The last time they endorsed a prime minister was 27 years ago when they endorsed Labor’s Yitzhak Rabin. Since then we’ve had the Oslo Accords, the collapse of Oslo, a terrible second intifada that included the riots in which police shot and killed 13 Arab Israeli citizens, and long years of bloodshed in the West Bank and Gaza. Not to mention the mainstreaming of anti-Arab racism.

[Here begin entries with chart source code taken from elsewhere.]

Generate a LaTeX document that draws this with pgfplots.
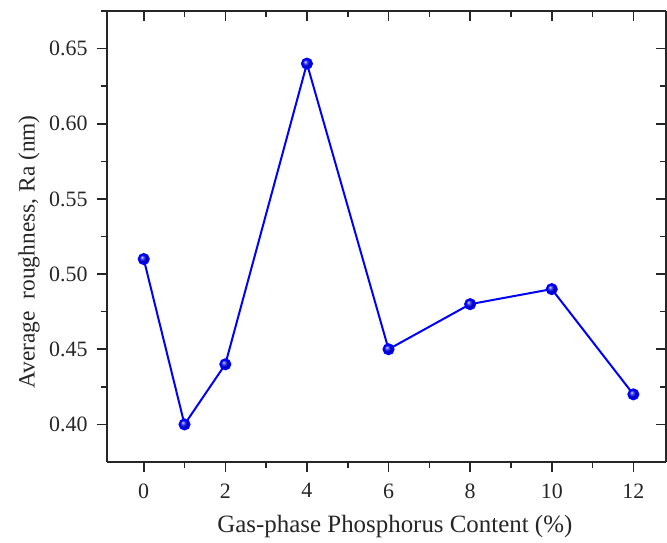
\documentclass[border=0pt]{standalone}
\usepackage{fontspec}
\setmainfont{Liberation Serif}
\usepackage{pgfplots}
\pgfplotsset{compat=1.18}
\begin{document}
\begin{tikzpicture}
\pgfplotsset{
  common/.style={
    at={(0,0)}, anchor=south west,
    scale only axis, width=559bp, height=451bp,
    xmin=-0.9, xmax=12.8, ymin=0.375, ymax=0.675,
    xtick={0,2,...,12}, minor xtick={1,3,...,11},
    ytick={0.40,0.45,...,0.66}, minor ytick={0.425,0.475,...,0.66},
    major tick length=10bp, minor tick length=6bp,
    every tick/.style={black!85, line width=1.6bp},
    axis line style={line width=1.6bp, black!85},
    /pgf/number format/assume math mode=true,
  }
}
\begin{axis}[common,
  axis x line*=bottom, axis y line*=left,
  tick align=outside,
  ticklabel style={font=\fontsize{22}{26}\selectfont, text=black!85},
  xticklabel style={yshift=-8bp},
  yticklabel style={xshift=-6bp, /pgf/number format/.cd, fixed, fixed zerofill, precision=2},
  xlabel={Gas-phase Phosphorus Content (\%)},
  ylabel={Average\ \ roughness, Ra (nm)},
  xlabel style={font=\fontsize{25}{30}\selectfont, text=black!85, at={(axis description cs:0.515,0)}, anchor=center, yshift=-65bp},
  ylabel style={font=\fontsize{23.5}{28}\selectfont, text=black!85, at={(axis description cs:0,0.466)}, anchor=center, yshift=78bp},
  clip=false,
]
\addplot[blue, line width=2bp, mark=ball, mark size=5bp, mark options={ball color=blue}]
coordinates {(0,0.51) (1,0.40) (2,0.44) (4,0.64) (6,0.45) (8,0.48) (10,0.49) (12,0.42)};
\end{axis}
\begin{axis}[common,
  axis x line*=top, axis y line*=right,
  tick align=inside,
  xticklabels={}, yticklabels={},
]
\end{axis}
\pgfresetboundingbox
\path (-107bp,-81bp) rectangle (560bp,462bp);
\end{tikzpicture}
\end{document}
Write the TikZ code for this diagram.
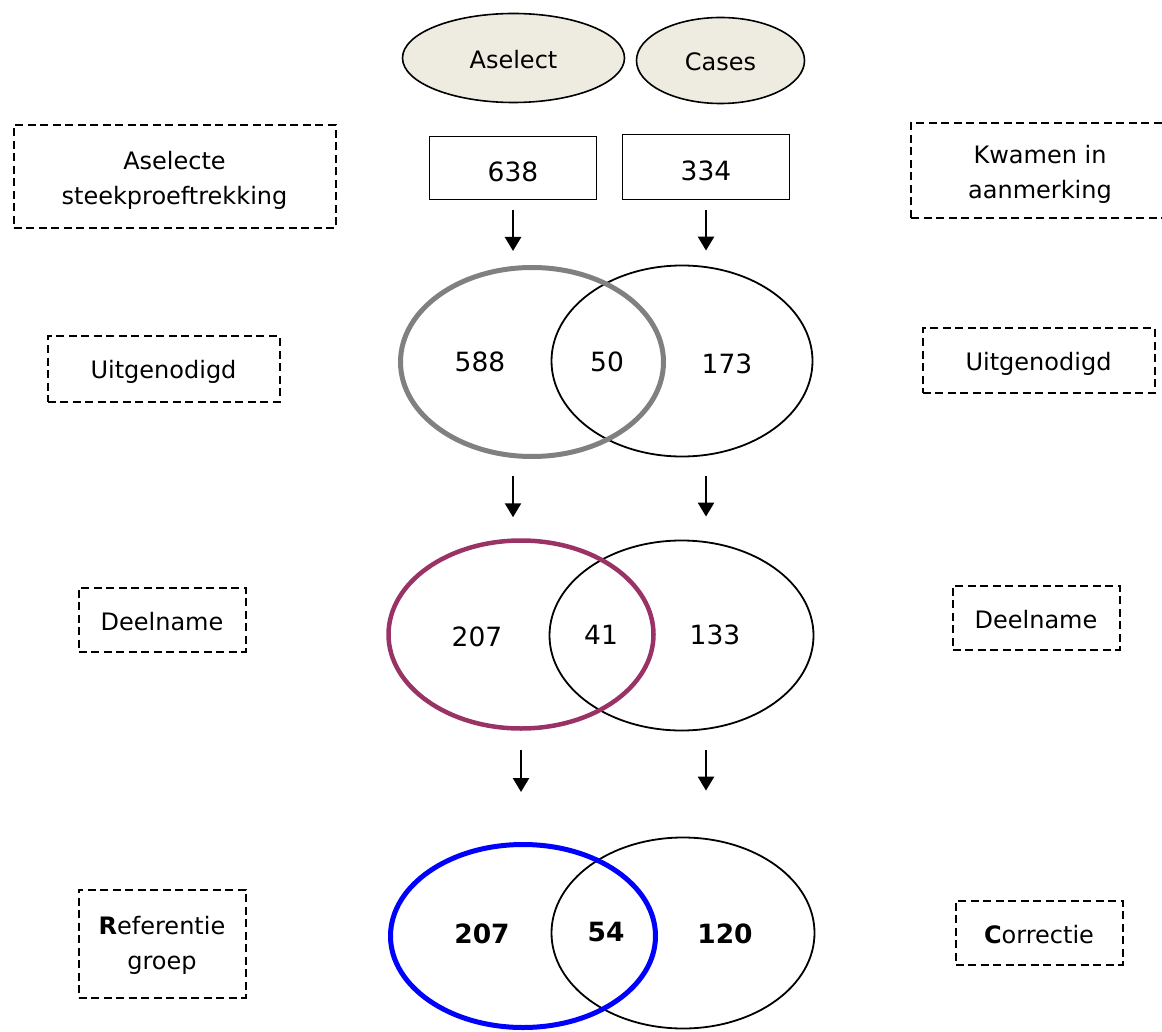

So the endorsement is a big deal. It doesn’t mean that the Joint List will be part of any government Gantz will lead, if he ultimately succeeds in forming a coalition. There is no prospect of that. And as Joint List Chairman Ayman Odeh said Sunday afternoon, their main objective here is ending the Netanyahu era. The racism that Netanyahu has legitimized since his poisonous “the Arabs are going to the polls in droves” video on Election Day 2015 is finally being answered. The future is another matter.